Rick is overseeing the takedown of the bridge-construction camp, as without the Saviors, it is unlikely they will be able to finish the bridge in time before rising waters wash it away. Eugene warns Rick of two large hordes seen in the area, but both are moving divergent to their routes. Rick gets Jesus' word, and decides to head to Alexandria. He contacts one of the Alexandria watch points to tell them to be on the lookout for Maggie, unaware that the watch point is a member of Oceanside and complicit in Maggie's plan. When Rick prepares to go by horseback, Daryl offers to drive him there instead via motorcycle. Rick becomes concerned when Daryl purposely misses the turnoff for Alexandria. He demands Daryl stop the bike, and the two get into a fistfight. Both end up falling into a deep pit off the road that they cannot easily climb out of. They realize their conflict, with Daryl reminding Rick how many people have helped him and how some of his decisions have come to hurt those and others, like Glenn. The two agree to work together to escape the pit.

Meanwhile, Michonne has gone to see Negan after learning he is on a hunger strike, and gives him food, demanding he eat. He agrees on the condition she stays and talks. The two talk about their past, Negan having lost his wife Lucille, and Michonne having lost her own son Andre. During a second visit, when Negan asks what happened to his baseball bat, "Lucille", Michonne asserts it's still in the field, causing Negan to fall into anguish.

At the Scavengers' junkyard, Anne has secured Gabriel and threatens to let loose an armless walker on him. Gabriel tries to convince her to let him go, apologizing for his own past mistakes. Anne cannot bring herself to kill him, and instead knocks him out. When Gabriel awakes he finds himself alone in the junkyard, a note from Anne in his coat explaining that she has left for places unknown.
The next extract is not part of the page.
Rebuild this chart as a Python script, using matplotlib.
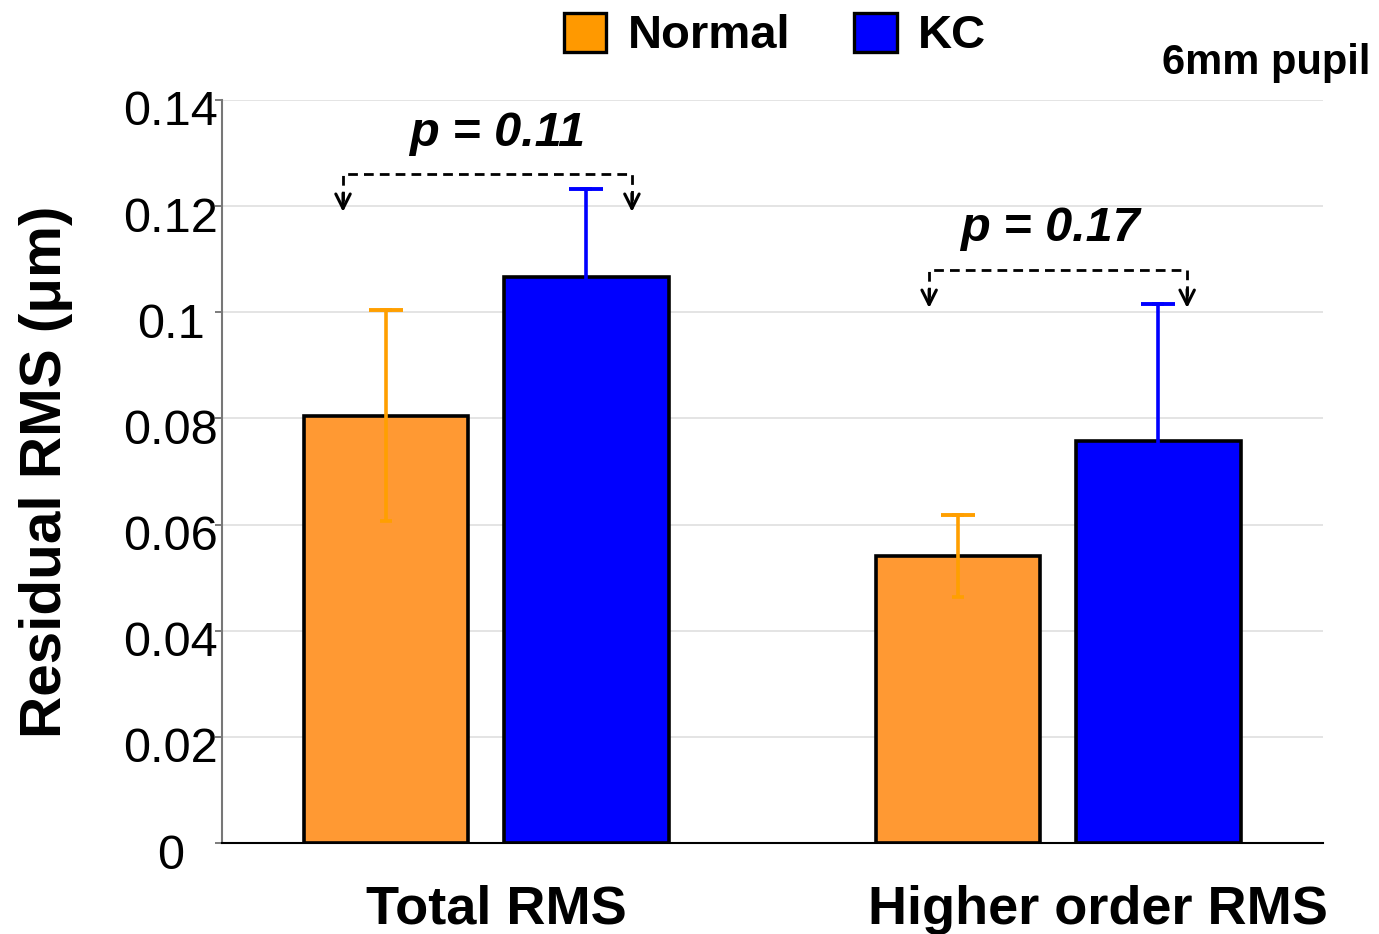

At the construction camp, the remaining survivors are preparing to move out when a group of Saviors, led by Jed, hold them at gunpoint. He demands the group turn over weapons for the Saviors to protect themselves, since they know Oceanside has been killing off the other Saviors. Carol lowers her weapon, but when Jed approaches her, she attacks him. A firefight breaks out, Rick and Daryl hear the sounds of gunfire and rush to escape. As they struggle to climb, walkers from one of the approaching hordes, drawn by the sound of gunfire, start falling into the pit, but both still manage to get out alive. Rick sees a loose horse nearby and offers to lead the walker horde away from the camp while Daryl drives off to warn them. Rick, on horseback, leads the horde along but is surprised when the other horde that Eugene warned him of is converging on the same point. The horse becomes frightened by the two hordes and rears, knocking Rick off its back. Rick lands hard on a concrete block and finds a piece of rebar has impaled his side, and is unable to move. Rick loses consciousness as the two hordes converge on him.

== Production ==
The scene between Rick and Daryl was added to this episode based on how showrunner Angela Kang had seen Daryl's actor, Norman Reedus, act during the finale of "Wrath", where Maggie reacts vengefully at Rick's decision to keep Negan alive. Kang said that Reedus had played that scene representing Daryl's disturbed state, feeling the need to help out Maggie but wanting to stay loyal to Rick. As part of closing out Rick's arc, they wanted to have closure on that angle, and thus wrote this scene for the two characters to come to terms. Kang worked with the scriptwriter Geraldine Inoa, her premiere story on the show, and with both Lincoln and Reedus to establish the dialog and actions for the scene. With Rick's departure from the show, they instead put Michonne in Rick's role from the comic series with respect to Negan, a person that Negan connects to in contentious ways.

==Reception==
===Critical reception===
"The Obliged" received critical acclaim. On Rotten Tomatoes, the episode has an approval rating of 90% with an average score of 7.57 out of 10 based on 20 reviews. The critical consensus reads: "'The Obliged' continues the season's streak of excellent episodes, bolstered by a bittersweet performance from Andrew Lincoln."

===Ratings===
"The Obliged" received a total viewership of 5.10 million with a 2.0 rating in adults aged 18–49. It was the highest-rated cable program of the night, and the episode marked a slight increase in viewership from the previous week.